— BEGIN Collected data —

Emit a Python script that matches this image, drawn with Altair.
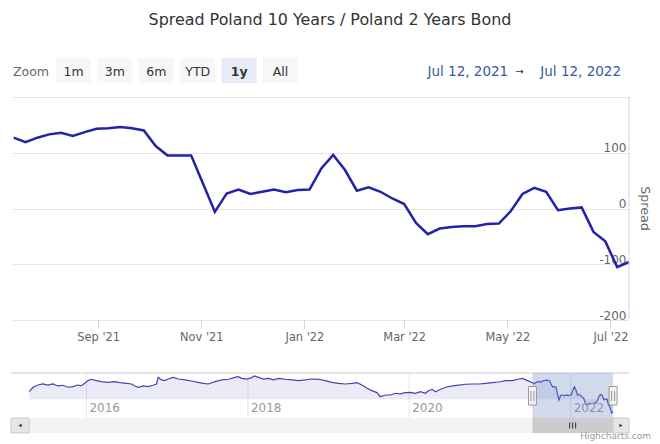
import altair as alt
import pandas as pd

# ---------------- data ----------------
TITLE = "Spread Poland 10 Years / Poland 2 Years Bond"
BUTTONS = ["1m", "3m", "6m", "YTD", "1y", "All"]
SELECTED_BUTTON = "1y"
RANGE_FROM = "Jul 12, 2021"
RANGE_TO = "Jul 12, 2022"

main_dates = [
    "2021-07-13", "2021-07-20", "2021-07-27", "2021-08-03", "2021-08-10", "2021-08-17",
    "2021-08-24", "2021-08-31", "2021-09-07", "2021-09-14", "2021-09-21", "2021-09-28",
    "2021-10-05", "2021-10-12", "2021-10-19", "2021-10-26",
    "2021-11-09", "2021-11-16", "2021-11-23", "2021-11-30", "2021-12-07", "2021-12-14",
    "2021-12-21", "2021-12-28", "2022-01-04", "2022-01-11", "2022-01-18", "2022-01-25",
    "2022-02-01", "2022-02-08", "2022-02-15", "2022-02-22", "2022-03-01", "2022-03-08",
    "2022-03-15", "2022-03-22", "2022-03-29", "2022-04-05", "2022-04-12", "2022-04-19",
    "2022-04-26", "2022-05-03", "2022-05-10", "2022-05-17", "2022-05-24", "2022-05-31",
    "2022-06-07", "2022-06-14", "2022-06-21", "2022-06-28", "2022-07-05", "2022-07-12",
]
main_values = [
    127, 119, 127, 133, 136, 130, 137, 143, 144, 146, 144, 140, 112, 95, 95, 95,
    -6, 27, 34, 26, 30, 34, 29, 33, 34, 72, 96, 69, 32, 38, 30, 18, 8, -26,
    -46, -36, -33, -32, -32, -28, -27, -5, 26, 37, 30, -3, 0, 2, -42, -59, -105, -96,
]

hist_dates = [
    "2015-04-17", "2015-05-04", "2015-05-26", "2015-06-18", "2015-07-10", "2015-08-02",
    "2015-08-25", "2015-09-16", "2015-10-09", "2015-11-01", "2015-11-23", "2015-12-08",
    "2015-12-24", "2016-01-08", "2016-01-23", "2016-02-15", "2016-03-08", "2016-04-08",
    "2016-05-08", "2016-05-31", "2016-07-01", "2016-07-23", "2016-08-07", "2016-08-22",
    "2016-09-14", "2016-10-06", "2016-10-29", "2016-11-13", "2016-11-21", "2016-12-06",
    "2016-12-21", "2017-01-05", "2017-01-28", "2017-02-20", "2017-03-22", "2017-04-21",
    "2017-05-21", "2017-06-13", "2017-07-06", "2017-08-05", "2017-09-05", "2017-10-05",
    "2017-11-04", "2017-11-19", "2017-12-04", "2017-12-27", "2018-01-19", "2018-01-30",
    "2018-02-18", "2018-03-13", "2018-04-04", "2018-04-27", "2018-05-20", "2018-06-19",
    "2018-07-19", "2018-08-18", "2018-09-17", "2018-10-18", "2018-11-17", "2018-12-17",
    "2019-01-16", "2019-02-16", "2019-03-18", "2019-04-17", "2019-05-10", "2019-06-01",
    "2019-06-24", "2019-07-16", "2019-08-08", "2019-08-23", "2019-09-15", "2019-10-08",
    "2019-10-30", "2019-11-22", "2019-12-14", "2020-01-06", "2020-01-29", "2020-02-21",
    "2020-03-14", "2020-03-29", "2020-04-14", "2020-04-29", "2020-05-14", "2020-06-13",
    "2020-07-14", "2020-08-13", "2020-09-12", "2020-10-13", "2020-11-12", "2020-12-12",
    "2021-01-12", "2021-02-11", "2021-03-13", "2021-04-13", "2021-05-06", "2021-05-28",
    "2021-06-20",
]
hist_values = [
    58, 92, 109, 117, 109, 117, 102, 107, 92, 97, 109, 102,
    122, 143, 153, 143, 135, 130, 135, 127, 122, 117, 102, 92,
    102, 97, 107, 117, 168, 148, 143, 155, 168, 155, 148, 140,
    130, 122, 117, 135, 148, 153, 168, 173, 160, 155, 166, 178,
    168, 155, 160, 148, 160, 153, 148, 143, 148, 155, 153, 143,
    130, 122, 117, 122, 127, 109, 84, 66, 51, 20, 33, 33,
    46, 41, 51, 53, 46, 58, 46, 66, 76, 58, 71, 92,
    102, 109, 115, 117, 117, 122, 127, 132, 143, 143, 153, 160,
    143,
]

x_tick_dates = [(2021, 9, 1), (2021, 11, 1), (2022, 1, 1), (2022, 3, 1), (2022, 5, 1), (2022, 7, 1)]
y_ticks = [-200, -100, 0, 100, 200]
nav_year_dates = ["2016-01-01", "2018-01-01", "2020-01-01", "2022-01-01"]
nav_year_labels = ["2016", "2018", "2020", "2022"]

# ---------------- layout / style ----------------
FONT = "DejaVu Sans"
W, H = 617, 223
NAV_H = 45
LINE = "#2222aa"


def dt(y, m, d):
    return alt.DateTime(year=y, month=m, date=d, utc=True)


one = pd.DataFrame({"k": [0]})
main_df = pd.DataFrame({"date": main_dates, "spread": main_values})
nav_df = pd.DataFrame({"date": hist_dates + main_dates, "spread": hist_values + main_values})
years_df = pd.DataFrame({"ydate": nav_year_dates, "label": nav_year_labels})

# ---------- main plot ----------
x_main = alt.X(
    "date:T",
    scale=alt.Scale(type="utc", domain=[dt(2021, 7, 12), dt(2022, 7, 12)]),
    axis=alt.Axis(
        values=[dt(*d) for d in x_tick_dates], format="%b '%y", domain=False, grid=False,
        tickSize=8, tickColor="#ccd6eb", labelColor="#666666", labelFont=FONT,
        labelFontSize=11.4, labelPadding=3, labelFlush=False, title=None,
    ),
)
y_main = alt.Y(
    "spread:Q",
    scale=alt.Scale(domain=[-200, 200], nice=False, zero=False),
    axis=alt.Axis(
        orient="right", values=y_ticks, grid=True, gridColor="#e6e6e6", domain=False,
        ticks=False, tickSize=0, labelAlign="right", labelPadding=-3,
        labelBaseline="alphabetic", labelOffset=-1,
        labelExpr="datum.value == 200 ? '' : datum.value + ''",
        labelColor="#666666", labelFont=FONT, labelFontSize=12,
        title="Spread", titleAngle=90, titleX=15.5, titleY=111, titleAlign="center",
        titleBaseline="middle", titleColor="#666666", titleFont=FONT, titleFontSize=12.7,
        titleFontWeight="normal",
    ),
)
main_line = alt.Chart(main_df).mark_line(color=LINE, strokeWidth=2.5).encode(x=x_main, y=y_main)
right_axis_line = alt.Chart(one).mark_rule(color="#ccd6eb", strokeWidth=1).encode(
    x=alt.value(W), y=alt.value(0), y2=alt.value(H)
)
# invisible frame fixing the drawing's outer bounds (page 8..651 x 8..436)
frame = alt.Chart(one).mark_rect(opacity=0, color="white").encode(
    x=alt.value(-3), x2=alt.value(640), y=alt.value(-89), y2=alt.value(339)
)

header = []
header.append(alt.Chart(one).mark_text(text=TITLE, font=FONT, fontSize=15.9, color="#333333",
                                       align="center", baseline="middle").encode(x=alt.value(318), y=alt.value(-77)))
header.append(alt.Chart(one).mark_text(text="Zoom", font=FONT, fontSize=12.5, color="#666666",
                                       align="left", baseline="middle").encode(x=alt.value(1), y=alt.value(-25.5)))
for i, b in enumerate(BUTTONS):
    x0 = 44 + i * 41.4
    sel = b == SELECTED_BUTTON
    header.append(alt.Chart(one).mark_rect(color="#e6ebf5" if sel else "#f7f7f7").encode(
        x=alt.value(x0), x2=alt.value(x0 + 35), y=alt.value(-39), y2=alt.value(-14)))
    header.append(alt.Chart(one).mark_text(text=b, font=FONT, fontSize=12.5, color="#333333",
                                           fontWeight="bold" if sel else "normal",
                                           align="center", baseline="middle").encode(
        x=alt.value(x0 + 17.5), y=alt.value(-25.5)))
header.append(alt.Chart(one).mark_text(text=RANGE_FROM, font=FONT, fontSize=13.5, color="#3a5a9f",
                                       align="left", baseline="middle").encode(x=alt.value(415.5), y=alt.value(-25.5)))
header.append(alt.Chart(one).mark_text(text="→", font=FONT, fontSize=10, color="#333333",
                                       align="center", baseline="middle").encode(x=alt.value(507.5), y=alt.value(-25.5)))
header.append(alt.Chart(one).mark_text(text=RANGE_TO, font=FONT, fontSize=13.5, color="#3a5a9f",
                                       align="right", baseline="middle").encode(x=alt.value(609), y=alt.value(-25.5)))

main_view = alt.layer(frame, main_line, right_axis_line, *header).properties(width=W, height=H)

# ---------- navigator ----------
nav_scale = alt.Scale(type="utc", domain=[dt(2015, 1, 29), dt(2022, 9, 22)])
nav_x = alt.X("date:T", scale=nav_scale, axis=None)
nav_y = alt.Y("spread:Q", scale=alt.Scale(domain=[-143, 201], nice=False, zero=False), axis=None)

nav_grid = alt.Chart(years_df).mark_rule(color="#e6e6e6").encode(
    x=alt.X("ydate:T", scale=nav_scale, axis=None), y=alt.value(0), y2=alt.value(NAV_H)
)
nav_area = alt.Chart(nav_df).mark_area(color="#3a3ab0", opacity=0.1).encode(
    x=nav_x, y=nav_y, y2=alt.value(NAV_H)
)
nav_line = alt.Chart(nav_df).mark_line(color="#4444b0", strokeWidth=1.2).encode(x=nav_x, y=nav_y)
nav_labels = alt.Chart(years_df).mark_text(
    align="left", baseline="middle", dx=3, font=FONT, fontSize=12, color="#999999"
).encode(x=alt.X("ydate:T", axis=None), y=alt.value(35), text=alt.Text("label:N"))

sel_from = alt.X(datum=dt(2021, 7, 12), type="temporal", axis=None)
sel_to = alt.X2(datum=dt(2022, 7, 12))
nav_outline = alt.Chart(one).mark_rule(color="#cccccc").encode(
    x=alt.value(-1), x2=alt.value(W), y=alt.value(0))
nav_mask = alt.Chart(one).mark_rect(color="#6685c2", opacity=0.3).encode(
    x=sel_from, x2=sel_to, y=alt.value(0), y2=alt.value(NAV_H)
)
track = alt.Chart(one).mark_rect(color="#f2f2f2").encode(
    x=alt.value(17), x2=alt.value(601), y=alt.value(NAV_H), y2=alt.value(NAV_H + 15))
thumb = alt.Chart(one).mark_rect(color="#cccccc").encode(
    x=sel_from, x2=sel_to, y=alt.value(NAV_H), y2=alt.value(NAV_H + 15)
)
grips = [
    alt.Chart(one).mark_rule(color="#333333", xOffset=o, strokeWidth=1).encode(
        x=alt.X(datum=dt(2022, 1, 10), type="temporal", axis=None),
        y=alt.value(NAV_H + 4.5), y2=alt.value(NAV_H + 10.5)
    )
    for o in (-3, 0, 3)
]
handles = []
for d in [dt(2021, 7, 12), dt(2022, 7, 12)]:
    hx = alt.X(datum=d, type="temporal", axis=None)
    handles.append(
        alt.Chart(one).mark_rect(fill="#f2f2f2", stroke="#999999", strokeWidth=1, xOffset=-4, x2Offset=4).encode(
            x=hx, x2=alt.X2(datum=d), y=alt.value(13.5), y2=alt.value(32)
        )
    )
    for o in (-1.5, 1.5):
        handles.append(
            alt.Chart(one).mark_rule(color="#999999", xOffset=o).encode(
                x=hx, y=alt.value(18), y2=alt.value(28)
            )
        )
buttons = []
for bx0, bx1, shape in [(-1, 17, "triangle-left"), (601, 617, "triangle-right")]:
    buttons.append(alt.Chart(one).mark_rect(fill="#e6e6e6", stroke="#cccccc", strokeWidth=1).encode(
        x=alt.value(bx0), x2=alt.value(bx1), y=alt.value(NAV_H), y2=alt.value(NAV_H + 15)))
    buttons.append(alt.Chart(one).mark_point(shape=shape, filled=True, color="#333333", size=14, opacity=1).encode(
        x=alt.value((bx0 + bx1) / 2), y=alt.value(NAV_H + 7.5)))
credit = alt.Chart(one).mark_text(text="Highcharts.com", font=FONT, fontSize=9, color="#999999",
                                  align="right", baseline="middle").encode(x=alt.value(639), y=alt.value(NAV_H + 18))

nav_view = alt.layer(
    nav_grid, nav_area, nav_line, nav_labels, nav_outline, nav_mask,
    track, thumb, *grips, *handles, *buttons, credit
).properties(width=W, height=NAV_H)

chart = alt.vconcat(main_view, nav_view, spacing=53, bounds="flush").resolve_scale(
    x="independent", y="independent"
).properties(
    padding=0,
).configure_view(stroke=None)

chart.save("out.html", embed_options={"renderer": "svg", "actions": False})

— END Collected data —

What needs to be done. Take the lines from the start of the material to the line with "import pandas as pd", both included, and transcribe them exactly without the pictures.

Final result.
Emit a Python script that matches this image, drawn with Altair.
import altair as alt
import pandas as pd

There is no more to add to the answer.